In a linear deployment approach, a "clandestine" or intercepting proxy (often called a transparent proxy, correctly or incorrectly) is a type of forward proxy that would benefit deployment installations of CDCL Gatepoints where customers cannot afford to or are unwilling to make the necessary modifications to their systems to act as Gatepoint clients. Such a deployment would have the Gatepoint insinuate itself between two parties already engaged in a legacy exchange of information. And a reverse proxy would benefit a Gatepoint application of a web site (or web application) content filter.

There are open-source proxy solutions that could be examined for integration with CDCL.

connections management

system/network management

disclosure control engine operations

See the activity diagram and UML diagram of the API.

"document", "redacted document", & "unparsed document" all mean unparsed documents in some external format, such as XML, GJXML, RDF, a serialized Java object, etc. "unparsed document" means either a document prior to disclosure control or subsequent to disclosure control. "document" typically means the input argument to the disclosure control engine: i.e. a "present document" or "message" prior to parsing and prior to any redaction.

Any stakeholder or primary custodian may author a disclosure outcome rule. The sentiment is held that primary custodians deserve greater consideration than stakeholders. This sentiment could be reflected in defaulting primary custodians' rulesheets to "Redact and deny" outcome by default, whereas all other stakeholders' rulesheets would be defaulted to "Disclose" outcome by default. However, this might place undue burdens on rulesheet authors to do what is in their best interests.

The return of a non-schema-compliant redacted document may, itself, compromise the initial existence of document content; by inference, an auditor could use the compliance failure to have knowledge of the un-redacted document's state, and this is a risk for rulesheet authors who use redact outcomes.
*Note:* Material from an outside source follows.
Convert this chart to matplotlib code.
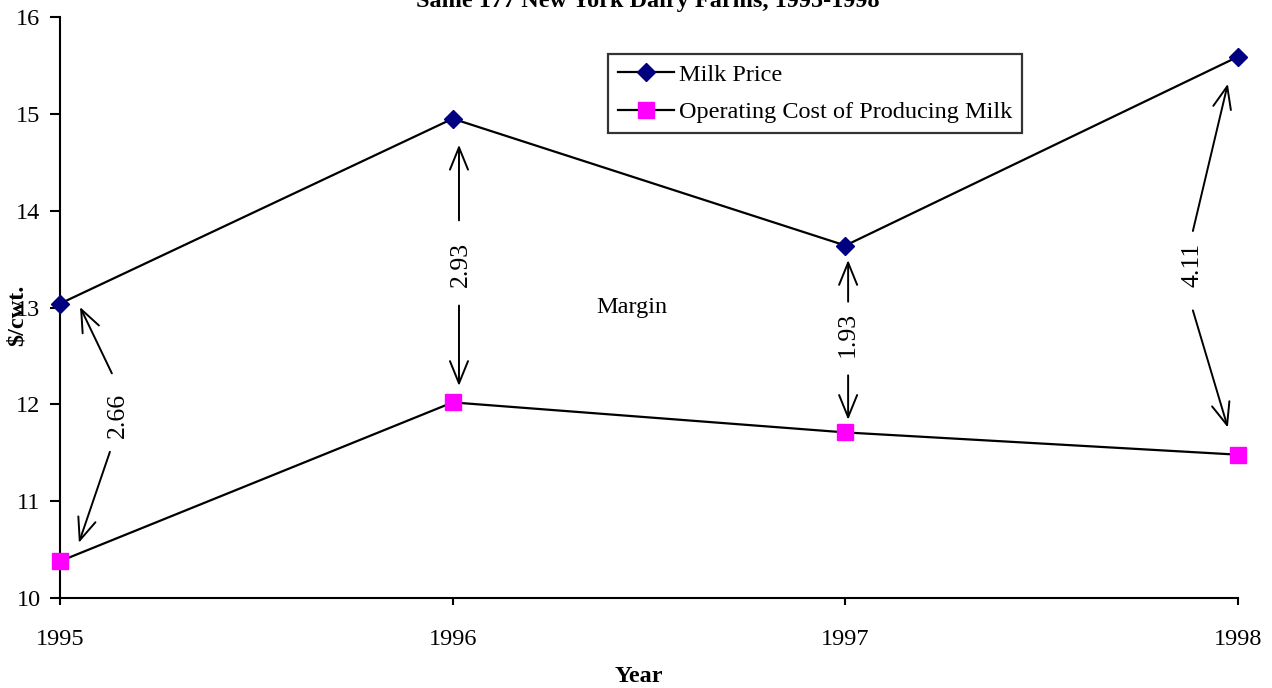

A Gatepoint shall allow a disclosure control request to have multiple document/user-ctx/client-ctx triplets. For example, it's not unreasonable to think that some business process orchestrator might attempt to do two document disclosures (one disclosure between "parties A" and a different disclosure between "parties B") as a single business transaction. So, it might want to set the conditions appropriate for doing so, and the Gatepoint would assist by utilizing a single, static execution context at the Gatepoint. See Multiple Request Coordination on the CDCL Forum, a place listing many CDCL topics of interest for the open source community.

What will happen if there is a collision based on rules written for different users where multiple users could be part of the incoming user context?
Two forces are applicable in such a situation. First, let's remember that the cascade is the outcome resolution mechanism that handles any outcome discrepancies. Second is the ability for the rule author to specify how to examine a multiple user context via possessive determiners. This is the means by which the author wishes to govern how a rule will be found applicable in multi-user context situations (and therefore have the rule's outcome made a candidate for the cascade). For example, a multi-user context might contain Jim and Pattabi. Jim is supposed to be granted access to - let' say - a TaxIDInfo node while Pattabi is not. But when both characters are the intended users of the info, the author is at liberty through use of possessive determiners either to make the outcome dependent on the qualities of just one member of the group or to make it dependent on the common qualities, if any, found throughout every member of the group.

The Gatepoint assumes the directory will ensure unique appearances of any given matching stakeholder within the collection it is to return. The risk that must be assumed by stakeholders is that a party may have an entry in multiple stakeholder directories with rulesheet URLs resolving to independent rulesheets. Each of these independent rulesheets may have contradictory policy defined within, and the combination of these rulesheets may have been neither intended nor contemplated by the stakeholder. It is recommended (not required), therefore, that stakeholders refrain from managing its disclosure policy across multiple rulesheet repositories and refrain from establishing entries across multiple stakeholder directories (except for failover purposes). Two or more stakeholder URIs (aka aliases) can never be considered by a Gatepoint to be for a single stakeholder entity, even if in reality a single entity were indeed identified by multiple stakeholder URIs.

The collection of rulesheet repositories returned by a stakeholder directory for each given stakeholder is assumed to be pre-sorted by the directory in order of priority. For each alias that has more than one stakeholder directory giving a response, the alias's collection of Rulesheet Repository URIs shall be merged from all responses so that the resulting collection is in the "merge order" that matches the Stakeholder Directories priority order and has no more than one entry per Rulesheet Repository. For example, if a Gatepoint has its Stakeholder Directories prioritized as directoryA (priority number 1) and directoryB (priority number 2), and if stakeholder known by alias "AnchorsAweighStakeholder" is given a Rulesheet Repository list from directoryA of "repository5, repository3" and from directoryB of "repository1, repository3, repository5", then the collection of Rulesheet Repository URIs to manage shall be "repository5, repository3, repository1".

Why does the execution context contain document sender's information? Should this information not instead be found within the client context?
The execution context contains sender's information because it's stuff that is taken off the wire. This sender info would likely be gleaned from the X.509 certificate supplied in the application transport layer, which would have no involvement in the CDCL messaging layer where the client context would be found.

It is possible that the logging of the decided rulesheet deck could compromise the initial existence of document content if the rules cite any document dependencies; by inference, an auditor could use the decided rulesheet deck and its withered and un-withered rules and thus have knowledge of the un-redacted document's state, and this is a risk for rulesheet authors who use redact-and-deny outcomes.